According to them, the social and market trends will result in a number of technological innovations that will change our daily lives.

  1. Energy: People power will come to life. IBM predicts that not only will the Kinect technology explode, together with the“The Internet of Things”, but the connection of the world around you to online networks will increase. Energy generation will be boosted worldwide. Distinct areas of innovation will range from using the water in your plumbing, attaching devices to bicycles for energy generation, to finding renewable sources of energy.
  2. Security: You will never need a password again. “Multi-factor biometrics” sounds like something from SF movies, but in reality, the biometrics field is developing at a rapid rate. Even though it may be something of an inaccurate art at the moment, the ability to use retina scans, fingerprints, and voice verification is going towards replacing the humble password in years to come. Eye recognition is already used in checking the identity of online students or in other appropriate locations.
  3. Mind reading: no longer science fiction. Hand-written letters and the typewriter are already a ‘touching’ the history borders, but as the technology develops, speaking on the telephone may be heading in the same direction. Rather than keying in a number or using voice-activated assistants on your smartphone, it will be very cool if you could simply “think” about calling someone and it happens?

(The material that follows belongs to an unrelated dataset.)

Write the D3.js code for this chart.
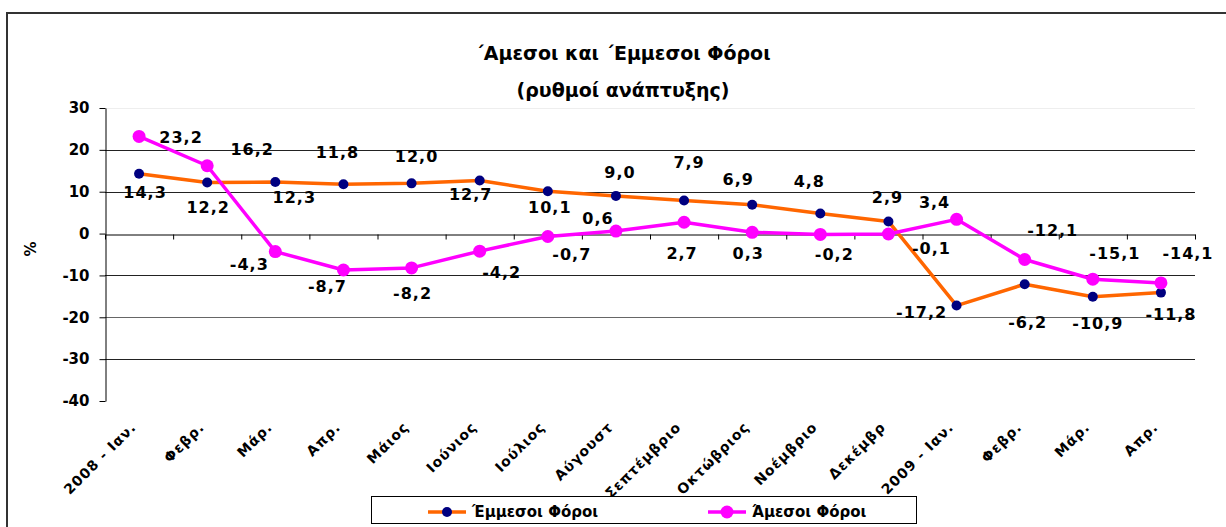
<!DOCTYPE html>
<html>
<head>
<meta charset="utf-8">
<script src="https://cdn.jsdelivr.net/npm/d3@7"></script>
<style>
  body { margin: 0; background: #fff; }
  svg { display: block; font-family: "DejaVu Sans", Verdana, sans-serif; }
</style>
</head>
<body>
<svg id="chart" width="1226" height="527"></svg>
<script>
// months on the x axis (long names are cut off in the original)
const months = ['2008 - Ιαν.', 'Φεβρ.', 'Μάρ.', 'Απρ.', 'Μάιος', 'Ιούνιος', 'Ιούλιος', 'Αύγουστ',
  'Σεπτέμβριο', 'Οκτώβριος', 'Νοέμβριο', 'Δεκέμβρ', '2009 - Ιαν.', 'Φεβρ.', 'Μάρ.', 'Απρ.'];

// growth rates, %
const indirectTaxes = [14.3, 12.2, 12.3, 11.8, 12.0, 12.7, 10.1, 9.0, 7.9, 6.9, 4.8, 2.9, -17.2, -12.1, -15.1, -14.1];
const directTaxes = [23.2, 16.2, -4.3, -8.7, -8.2, -4.2, -0.7, 0.6, 2.7, 0.3, -0.2, -0.1, 3.4, -6.2, -10.9, -11.8];

const yTicks = [-40, -30, -20, -10, 0, 10, 20, 30];

// where each value label sits relative to its point (px)
const indirectLabelOffsets = [[6,19],[1,25],[19,15],[-6,-32],[5,-27],[-9,14],[2,16],[4,-23],
  [5,-38],[-14,-25],[-11,-32],[-1,-24],[-35,7],[28,-54],[22,-43],[27,-39]];
const directLabelOffsets = [[42,1],[45,-16],[-26,13],[-16,17],[1,26],[22,21],[24,18],[-18,-13],
  [-2,31],[-4,21],[14,20],[43,15],[-22,-17],[3,63],[5,44],[10,32]];

const svg = d3.select('#chart');
const plotLeft = 105, plotRight = 1195, plotTop = 108, plotBottom = 401;

const x = d3.scaleBand().domain(d3.range(months.length)).range([plotLeft, plotRight]);
const xEdge = d3.scaleLinear().domain([0, months.length]).range([plotLeft, plotRight]);
const y = d3.scaleLinear().domain([-40, 30]).range([plotBottom, plotTop]);
const cx = i => x(i) + x.bandwidth() / 2;

// plain hyphen as minus, comma as decimal mark
const fmtValue = v => d3.format('.1f')(v).replace('.', ',').replace('\u2212', '-');
const fmtTick = v => String(v);

// outer frame
svg.append('rect')
  .attr('x', 7).attr('y', 13).attr('width', 1260).attr('height', 600)
  .attr('fill', 'none').attr('stroke', '#333').attr('stroke-width', 2);

// titles
svg.append('text').attr('x', 623).attr('y', 60).attr('text-anchor', 'middle')
  .attr('font-size', 19).attr('font-weight', 'bold')
  .text('΄Αμεσοι και ΄Εμμεσοι Φόροι');
svg.append('text').attr('x', 623).attr('y', 97).attr('text-anchor', 'middle')
  .attr('font-size', 19).attr('font-weight', 'bold')
  .text('(ρυθμοί ανάπτυξης)');

// gridlines
svg.append('g').selectAll('line')
  .data(yTicks.filter(d => d !== 0 && d !== -40))
  .join('line')
  .attr('x1', plotLeft).attr('x2', plotRight)
  .attr('y1', d => Math.round(y(d)) + 0.5).attr('y2', d => Math.round(y(d)) + 0.5)
  .attr('stroke', d => d === 30 ? '#eee' : (d === -20 ? '#666' : '#222'));

// y axis
const yAxis = svg.append('g')
  .attr('transform', `translate(${plotLeft + 0.5},0)`)
  .call(d3.axisLeft(y).tickValues(yTicks).tickFormat(fmtTick).tickSize(6).tickSizeOuter(0).tickPadding(10));
yAxis.selectAll('text').attr('font-size', 15).attr('font-weight', 'bold')
  .attr('fill', '#000').attr('font-family', '"DejaVu Sans", Verdana, sans-serif');
yAxis.selectAll('line, path').attr('stroke', '#000');

// x axis on the zero line, ticks at category edges
const xAxis = svg.append('g')
  .attr('transform', `translate(0,${Math.round(y(0)) + 0.5})`)
  .call(d3.axisBottom(xEdge).tickValues(d3.range(months.length + 1)).tickSize(5).tickSizeOuter(0).tickFormat(''));
xAxis.selectAll('line, path').attr('stroke', '#000');

svg.append('text')
  .attr('transform', 'translate(36,249) rotate(-90)')
  .attr('text-anchor', 'middle')
  .attr('font-size', 15).attr('font-weight', 'bold')
  .text('%');

// month labels at the bottom
svg.append('g').selectAll('text')
  .data(months)
  .join('text')
  .attr('transform', (d, i) => `translate(${cx(i) - 2},428) rotate(-45)`)
  .attr('text-anchor', 'end')
  .attr('font-size', 14).attr('font-weight', 'bold')
  .attr('letter-spacing', 1)
  .text(d => d);

const line = d3.line().x((d, i) => cx(i)).y(d => y(d));

const series = [
  { values: indirectTaxes, offsets: indirectLabelOffsets, color: '#FF6600', marker: '#000080', r: 5 },
  { values: directTaxes, offsets: directLabelOffsets, color: '#FF00FF', marker: '#FF00FF', r: 6.5 }
];

series.forEach(s => {
  svg.append('path')
    .datum(s.values)
    .attr('fill', 'none')
    .attr('stroke', s.color)
    .attr('stroke-width', 3.5)
    .attr('stroke-linejoin', 'round')
    .attr('d', line);

  svg.append('g').selectAll('circle')
    .data(s.values)
    .join('circle')
    .attr('cx', (d, i) => cx(i))
    .attr('cy', d => y(d))
    .attr('r', s.r)
    .attr('fill', s.marker);
});

series.forEach(s => {
  svg.append('g').selectAll('text')
    .data(s.values)
    .join('text')
    .attr('x', (d, i) => cx(i) + s.offsets[i][0])
    .attr('y', (d, i) => y(d) + s.offsets[i][1])
    .attr('text-anchor', 'middle')
    .attr('dominant-baseline', 'central')
    .attr('font-size', 16).attr('font-weight', 'bold')
    .attr('letter-spacing', 1)
    .text(fmtValue);
});

// legend
const legend = svg.append('g');
legend.append('rect')
  .attr('x', 371.5).attr('y', 496.5).attr('width', 545).attr('height', 27)
  .attr('fill', '#fff').attr('stroke', '#000');

const legendItems = [
  { name: 'Έμμεσοι Φόροι', x: 428, s: series[0] },
  { name: 'Άμεσοι Φόροι', x: 708, s: series[1] }
];
legendItems.forEach(item => {
  legend.append('line')
    .attr('x1', item.x).attr('x2', item.x + 38)
    .attr('y1', 512).attr('y2', 512)
    .attr('stroke', item.s.color).attr('stroke-width', 3.5);
  legend.append('circle')
    .attr('cx', item.x + 19).attr('cy', 512).attr('r', item.s.r)
    .attr('fill', item.s.marker);
  legend.append('text')
    .attr('x', item.x + 44).attr('y', 512)
    .attr('dominant-baseline', 'central')
    .attr('font-size', 15).attr('font-weight', 'bold')
    .text(item.name);
});
</script>
</body>
</html>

IBM believes that this not only could become a viable factor in our daily lives, but such technology could be used to help understand brain disorders including autism.

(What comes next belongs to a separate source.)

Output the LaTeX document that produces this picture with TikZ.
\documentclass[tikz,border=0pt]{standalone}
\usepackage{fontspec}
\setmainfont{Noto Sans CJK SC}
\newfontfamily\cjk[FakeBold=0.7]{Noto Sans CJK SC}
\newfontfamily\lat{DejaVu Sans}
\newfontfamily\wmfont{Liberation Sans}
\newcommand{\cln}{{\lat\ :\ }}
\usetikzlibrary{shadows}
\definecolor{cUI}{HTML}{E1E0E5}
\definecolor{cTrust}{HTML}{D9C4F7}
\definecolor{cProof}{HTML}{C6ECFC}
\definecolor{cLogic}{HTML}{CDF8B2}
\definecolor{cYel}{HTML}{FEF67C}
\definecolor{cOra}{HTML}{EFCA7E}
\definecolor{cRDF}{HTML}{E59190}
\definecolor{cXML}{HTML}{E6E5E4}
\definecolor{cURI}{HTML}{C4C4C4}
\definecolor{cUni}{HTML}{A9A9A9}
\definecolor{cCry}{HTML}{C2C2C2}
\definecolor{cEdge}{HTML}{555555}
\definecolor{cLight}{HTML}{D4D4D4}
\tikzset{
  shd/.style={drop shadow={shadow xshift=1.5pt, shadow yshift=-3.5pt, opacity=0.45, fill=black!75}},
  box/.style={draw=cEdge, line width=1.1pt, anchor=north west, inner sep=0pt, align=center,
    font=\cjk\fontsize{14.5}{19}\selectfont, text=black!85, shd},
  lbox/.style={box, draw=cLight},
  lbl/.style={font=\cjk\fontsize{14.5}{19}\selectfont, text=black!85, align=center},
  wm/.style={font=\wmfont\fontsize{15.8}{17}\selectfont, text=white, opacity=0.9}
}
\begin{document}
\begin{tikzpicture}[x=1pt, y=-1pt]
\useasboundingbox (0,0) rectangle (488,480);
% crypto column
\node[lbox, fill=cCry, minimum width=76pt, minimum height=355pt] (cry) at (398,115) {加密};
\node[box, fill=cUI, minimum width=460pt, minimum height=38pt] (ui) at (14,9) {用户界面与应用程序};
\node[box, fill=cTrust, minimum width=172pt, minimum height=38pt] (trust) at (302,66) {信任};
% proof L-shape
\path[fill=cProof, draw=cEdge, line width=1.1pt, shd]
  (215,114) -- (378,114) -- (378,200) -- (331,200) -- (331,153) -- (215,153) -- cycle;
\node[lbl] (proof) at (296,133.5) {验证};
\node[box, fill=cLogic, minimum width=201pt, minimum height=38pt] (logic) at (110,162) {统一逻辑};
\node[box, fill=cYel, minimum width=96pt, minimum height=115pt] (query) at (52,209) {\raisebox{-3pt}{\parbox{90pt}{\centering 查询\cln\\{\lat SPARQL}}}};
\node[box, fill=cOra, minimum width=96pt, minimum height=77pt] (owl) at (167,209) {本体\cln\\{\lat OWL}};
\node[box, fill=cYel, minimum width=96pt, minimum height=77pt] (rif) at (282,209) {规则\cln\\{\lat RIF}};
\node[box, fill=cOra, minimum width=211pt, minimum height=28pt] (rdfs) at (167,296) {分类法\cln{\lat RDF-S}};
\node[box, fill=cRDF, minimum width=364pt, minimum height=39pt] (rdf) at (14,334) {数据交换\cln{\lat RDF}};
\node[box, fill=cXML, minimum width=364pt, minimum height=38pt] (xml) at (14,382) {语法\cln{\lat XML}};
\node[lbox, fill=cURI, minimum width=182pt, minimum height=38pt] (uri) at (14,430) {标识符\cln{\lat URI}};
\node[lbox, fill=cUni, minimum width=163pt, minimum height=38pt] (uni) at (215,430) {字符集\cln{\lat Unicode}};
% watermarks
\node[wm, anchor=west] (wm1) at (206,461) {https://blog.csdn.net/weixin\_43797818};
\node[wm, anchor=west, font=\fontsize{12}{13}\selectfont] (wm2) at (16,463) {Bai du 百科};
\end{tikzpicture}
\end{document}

  4. Mobile: The digital divide will cease to exist. The use of mobile phones in the information-accessibility gap in disadvantaged areas (restrained by economic woes or remote locations) may disappear, once and for all. Cheap communications technology, remote healthcare, and recorded messages to deliver information to those who are illiterate, are the next steps of innovation that may take in the next five years.
  5. Analytics: Junk mail will become priority mail. Future without junk mail, phishing scams and messages about a Prince in Africa who needs you to accept $1 million into your bank account will be long gone? The use of analytics technology to proactively separate the junk and e-mails you have no interest in could potentially be used to present only the information you want, and nothing else.

The full report can be found at: IBM predictions

“I like the dreams of the future better than the history of the past”, was once said by Thomas Jefferson, so let’s begin dreaming for real.